Challenge
Pictures are not part of the copy. Give again exactly the lines from the one with "Clone this chart in Apache ECharts." to the one with "const data = binCenters.map((c, i)", inclusive.

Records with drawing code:
+-------+

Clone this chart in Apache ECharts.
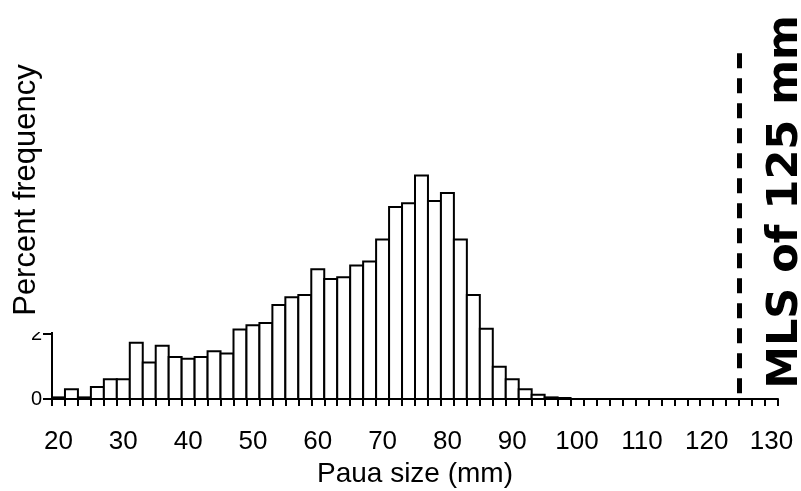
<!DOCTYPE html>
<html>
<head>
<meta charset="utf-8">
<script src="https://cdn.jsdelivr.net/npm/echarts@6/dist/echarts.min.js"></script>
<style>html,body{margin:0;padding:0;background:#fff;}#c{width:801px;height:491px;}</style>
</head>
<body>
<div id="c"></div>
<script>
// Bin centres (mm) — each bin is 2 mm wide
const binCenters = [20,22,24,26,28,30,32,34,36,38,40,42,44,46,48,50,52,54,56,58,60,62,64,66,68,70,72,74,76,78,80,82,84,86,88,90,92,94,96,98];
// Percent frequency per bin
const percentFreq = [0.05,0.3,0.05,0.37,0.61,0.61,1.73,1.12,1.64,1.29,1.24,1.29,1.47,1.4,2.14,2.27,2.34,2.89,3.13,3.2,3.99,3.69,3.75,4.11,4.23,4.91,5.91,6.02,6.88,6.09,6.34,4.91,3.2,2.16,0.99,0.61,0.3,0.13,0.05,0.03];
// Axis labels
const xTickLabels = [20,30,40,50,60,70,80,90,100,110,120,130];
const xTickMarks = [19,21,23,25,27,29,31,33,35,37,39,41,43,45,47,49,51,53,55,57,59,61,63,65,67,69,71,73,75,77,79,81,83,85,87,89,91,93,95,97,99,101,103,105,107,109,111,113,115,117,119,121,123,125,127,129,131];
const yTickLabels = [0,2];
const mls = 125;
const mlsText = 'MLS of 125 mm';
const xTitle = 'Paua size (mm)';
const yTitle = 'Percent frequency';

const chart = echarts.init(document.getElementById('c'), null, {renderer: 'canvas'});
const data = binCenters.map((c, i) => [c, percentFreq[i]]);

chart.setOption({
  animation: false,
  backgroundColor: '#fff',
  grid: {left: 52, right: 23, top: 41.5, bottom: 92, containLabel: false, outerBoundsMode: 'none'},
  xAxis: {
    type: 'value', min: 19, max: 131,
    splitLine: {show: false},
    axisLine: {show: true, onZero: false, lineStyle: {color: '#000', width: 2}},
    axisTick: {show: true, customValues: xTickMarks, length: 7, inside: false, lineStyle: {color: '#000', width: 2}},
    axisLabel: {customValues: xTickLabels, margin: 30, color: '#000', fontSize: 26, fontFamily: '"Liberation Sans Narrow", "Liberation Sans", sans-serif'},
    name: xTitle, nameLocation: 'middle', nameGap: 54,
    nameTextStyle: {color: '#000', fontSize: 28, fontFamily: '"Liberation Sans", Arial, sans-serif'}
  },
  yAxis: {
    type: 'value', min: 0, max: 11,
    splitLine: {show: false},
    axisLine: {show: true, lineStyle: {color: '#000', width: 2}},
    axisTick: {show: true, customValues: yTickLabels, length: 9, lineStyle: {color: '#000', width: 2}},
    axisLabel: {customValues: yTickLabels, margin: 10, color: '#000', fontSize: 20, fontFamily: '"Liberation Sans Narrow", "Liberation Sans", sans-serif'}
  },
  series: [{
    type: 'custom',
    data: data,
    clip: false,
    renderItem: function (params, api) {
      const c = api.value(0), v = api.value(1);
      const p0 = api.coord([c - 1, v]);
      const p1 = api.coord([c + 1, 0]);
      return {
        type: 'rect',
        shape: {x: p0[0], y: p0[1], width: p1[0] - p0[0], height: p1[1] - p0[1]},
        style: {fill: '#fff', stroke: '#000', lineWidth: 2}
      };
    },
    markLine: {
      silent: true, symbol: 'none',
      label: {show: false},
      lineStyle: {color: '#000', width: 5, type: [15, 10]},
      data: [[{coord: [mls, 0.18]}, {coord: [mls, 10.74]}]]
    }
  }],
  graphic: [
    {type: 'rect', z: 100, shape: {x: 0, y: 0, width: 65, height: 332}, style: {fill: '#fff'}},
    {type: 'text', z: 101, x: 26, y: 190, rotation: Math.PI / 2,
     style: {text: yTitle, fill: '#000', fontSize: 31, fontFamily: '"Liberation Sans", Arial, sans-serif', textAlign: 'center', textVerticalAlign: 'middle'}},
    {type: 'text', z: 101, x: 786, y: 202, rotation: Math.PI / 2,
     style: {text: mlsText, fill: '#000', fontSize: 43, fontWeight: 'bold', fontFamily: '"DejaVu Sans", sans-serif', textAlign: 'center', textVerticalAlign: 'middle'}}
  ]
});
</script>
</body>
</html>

+-------+

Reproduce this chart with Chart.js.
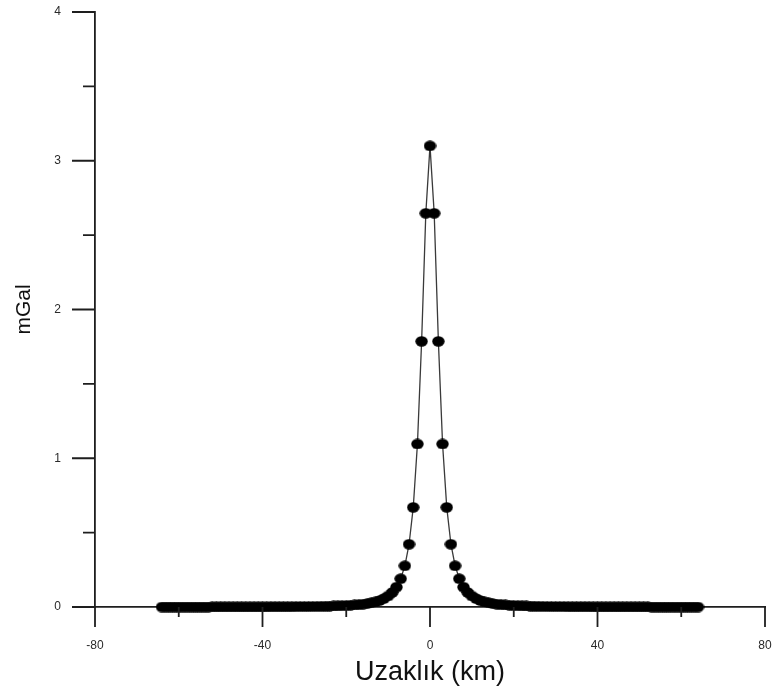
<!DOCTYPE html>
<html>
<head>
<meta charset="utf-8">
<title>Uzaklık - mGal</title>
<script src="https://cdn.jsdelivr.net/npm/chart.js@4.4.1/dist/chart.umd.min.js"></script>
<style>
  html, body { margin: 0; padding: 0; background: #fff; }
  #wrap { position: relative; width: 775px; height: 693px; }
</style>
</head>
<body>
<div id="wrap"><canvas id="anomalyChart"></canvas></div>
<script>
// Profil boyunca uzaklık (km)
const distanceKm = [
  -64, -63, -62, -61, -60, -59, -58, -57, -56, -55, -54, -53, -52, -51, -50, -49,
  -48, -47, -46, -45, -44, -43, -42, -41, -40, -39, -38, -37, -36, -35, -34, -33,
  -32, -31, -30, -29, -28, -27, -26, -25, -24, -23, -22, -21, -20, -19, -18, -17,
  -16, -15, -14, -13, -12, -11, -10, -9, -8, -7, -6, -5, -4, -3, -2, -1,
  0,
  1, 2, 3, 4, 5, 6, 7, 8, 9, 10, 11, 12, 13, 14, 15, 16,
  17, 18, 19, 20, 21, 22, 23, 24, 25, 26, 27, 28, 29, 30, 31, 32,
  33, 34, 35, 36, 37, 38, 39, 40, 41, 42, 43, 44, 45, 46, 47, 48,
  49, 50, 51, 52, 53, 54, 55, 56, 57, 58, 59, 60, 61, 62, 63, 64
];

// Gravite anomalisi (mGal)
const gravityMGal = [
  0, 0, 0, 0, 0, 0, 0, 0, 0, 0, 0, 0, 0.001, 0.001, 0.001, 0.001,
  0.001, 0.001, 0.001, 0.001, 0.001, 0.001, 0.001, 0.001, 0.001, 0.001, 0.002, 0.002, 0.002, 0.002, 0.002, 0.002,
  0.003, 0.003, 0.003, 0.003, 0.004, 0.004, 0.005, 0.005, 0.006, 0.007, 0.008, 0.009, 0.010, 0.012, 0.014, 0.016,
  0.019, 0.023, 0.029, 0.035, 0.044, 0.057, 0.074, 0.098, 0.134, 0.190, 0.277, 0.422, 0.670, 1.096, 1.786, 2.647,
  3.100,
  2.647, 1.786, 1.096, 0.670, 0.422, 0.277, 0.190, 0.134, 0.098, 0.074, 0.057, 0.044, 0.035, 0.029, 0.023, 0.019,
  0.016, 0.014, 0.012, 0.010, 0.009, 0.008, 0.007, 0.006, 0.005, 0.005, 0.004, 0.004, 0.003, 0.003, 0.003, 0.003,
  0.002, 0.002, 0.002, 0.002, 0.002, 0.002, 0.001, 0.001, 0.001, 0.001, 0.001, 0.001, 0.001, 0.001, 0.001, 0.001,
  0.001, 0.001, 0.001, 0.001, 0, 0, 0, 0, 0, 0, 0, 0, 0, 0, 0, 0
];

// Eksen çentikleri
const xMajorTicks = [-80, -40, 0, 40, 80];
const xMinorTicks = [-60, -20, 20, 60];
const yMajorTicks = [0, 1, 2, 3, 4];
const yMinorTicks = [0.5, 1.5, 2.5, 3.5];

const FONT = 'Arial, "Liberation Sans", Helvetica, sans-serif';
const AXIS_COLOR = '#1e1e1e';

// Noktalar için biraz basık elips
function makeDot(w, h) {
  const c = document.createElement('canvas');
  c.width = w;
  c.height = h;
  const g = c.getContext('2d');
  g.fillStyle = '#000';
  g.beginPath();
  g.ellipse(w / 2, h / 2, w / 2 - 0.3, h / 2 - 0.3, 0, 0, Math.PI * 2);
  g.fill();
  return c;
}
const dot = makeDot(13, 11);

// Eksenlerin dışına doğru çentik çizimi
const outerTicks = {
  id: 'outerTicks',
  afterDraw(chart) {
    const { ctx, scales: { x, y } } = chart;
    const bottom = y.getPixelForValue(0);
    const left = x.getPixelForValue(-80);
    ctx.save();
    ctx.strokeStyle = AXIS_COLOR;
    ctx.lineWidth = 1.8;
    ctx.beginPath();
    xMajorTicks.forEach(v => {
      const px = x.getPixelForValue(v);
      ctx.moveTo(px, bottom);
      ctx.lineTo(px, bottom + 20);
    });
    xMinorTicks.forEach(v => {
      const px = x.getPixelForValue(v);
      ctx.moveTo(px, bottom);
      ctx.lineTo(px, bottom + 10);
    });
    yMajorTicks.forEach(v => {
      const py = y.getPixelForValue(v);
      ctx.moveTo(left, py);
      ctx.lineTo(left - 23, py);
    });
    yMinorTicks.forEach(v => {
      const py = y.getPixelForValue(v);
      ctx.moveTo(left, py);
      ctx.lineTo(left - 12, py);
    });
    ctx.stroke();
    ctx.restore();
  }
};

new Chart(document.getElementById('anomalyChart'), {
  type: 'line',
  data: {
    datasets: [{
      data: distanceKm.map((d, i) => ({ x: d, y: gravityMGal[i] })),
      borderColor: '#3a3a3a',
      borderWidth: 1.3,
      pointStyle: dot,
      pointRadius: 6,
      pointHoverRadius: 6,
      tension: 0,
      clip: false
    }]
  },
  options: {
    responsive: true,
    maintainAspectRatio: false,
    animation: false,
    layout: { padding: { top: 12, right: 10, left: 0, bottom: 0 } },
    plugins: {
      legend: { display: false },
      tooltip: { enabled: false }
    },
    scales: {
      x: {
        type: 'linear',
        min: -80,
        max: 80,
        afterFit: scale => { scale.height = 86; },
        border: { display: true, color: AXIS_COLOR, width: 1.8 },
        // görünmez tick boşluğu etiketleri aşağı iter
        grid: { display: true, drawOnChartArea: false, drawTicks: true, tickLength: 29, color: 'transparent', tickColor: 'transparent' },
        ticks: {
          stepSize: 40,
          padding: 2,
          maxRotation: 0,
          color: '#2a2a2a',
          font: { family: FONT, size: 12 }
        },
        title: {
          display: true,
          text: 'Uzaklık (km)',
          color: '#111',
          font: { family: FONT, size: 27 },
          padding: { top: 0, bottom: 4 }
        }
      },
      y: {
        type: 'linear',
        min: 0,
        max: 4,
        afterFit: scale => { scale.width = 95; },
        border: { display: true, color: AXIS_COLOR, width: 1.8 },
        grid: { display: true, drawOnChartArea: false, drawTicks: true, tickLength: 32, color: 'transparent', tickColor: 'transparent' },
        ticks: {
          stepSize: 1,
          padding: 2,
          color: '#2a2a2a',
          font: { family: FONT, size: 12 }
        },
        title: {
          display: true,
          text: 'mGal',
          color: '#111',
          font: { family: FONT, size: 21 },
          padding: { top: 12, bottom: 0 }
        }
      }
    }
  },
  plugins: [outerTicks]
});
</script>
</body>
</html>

+-------+

Exercise answer
Clone this chart in Apache ECharts.
<!DOCTYPE html>
<html>
<head>
<meta charset="utf-8">
<script src="https://cdn.jsdelivr.net/npm/echarts@6/dist/echarts.min.js"></script>
<style>html,body{margin:0;padding:0;background:#fff;}#c{width:801px;height:491px;}</style>
</head>
<body>
<div id="c"></div>
<script>
// Bin centres (mm) — each bin is 2 mm wide
const binCenters = [20,22,24,26,28,30,32,34,36,38,40,42,44,46,48,50,52,54,56,58,60,62,64,66,68,70,72,74,76,78,80,82,84,86,88,90,92,94,96,98];
// Percent frequency per bin
const percentFreq = [0.05,0.3,0.05,0.37,0.61,0.61,1.73,1.12,1.64,1.29,1.24,1.29,1.47,1.4,2.14,2.27,2.34,2.89,3.13,3.2,3.99,3.69,3.75,4.11,4.23,4.91,5.91,6.02,6.88,6.09,6.34,4.91,3.2,2.16,0.99,0.61,0.3,0.13,0.05,0.03];
// Axis labels
const xTickLabels = [20,30,40,50,60,70,80,90,100,110,120,130];
const xTickMarks = [19,21,23,25,27,29,31,33,35,37,39,41,43,45,47,49,51,53,55,57,59,61,63,65,67,69,71,73,75,77,79,81,83,85,87,89,91,93,95,97,99,101,103,105,107,109,111,113,115,117,119,121,123,125,127,129,131];
const yTickLabels = [0,2];
const mls = 125;
const mlsText = 'MLS of 125 mm';
const xTitle = 'Paua size (mm)';
const yTitle = 'Percent frequency';

const chart = echarts.init(document.getElementById('c'), null, {renderer: 'canvas'});
const data = binCenters.map((c, i) => [c, percentFreq[i]]);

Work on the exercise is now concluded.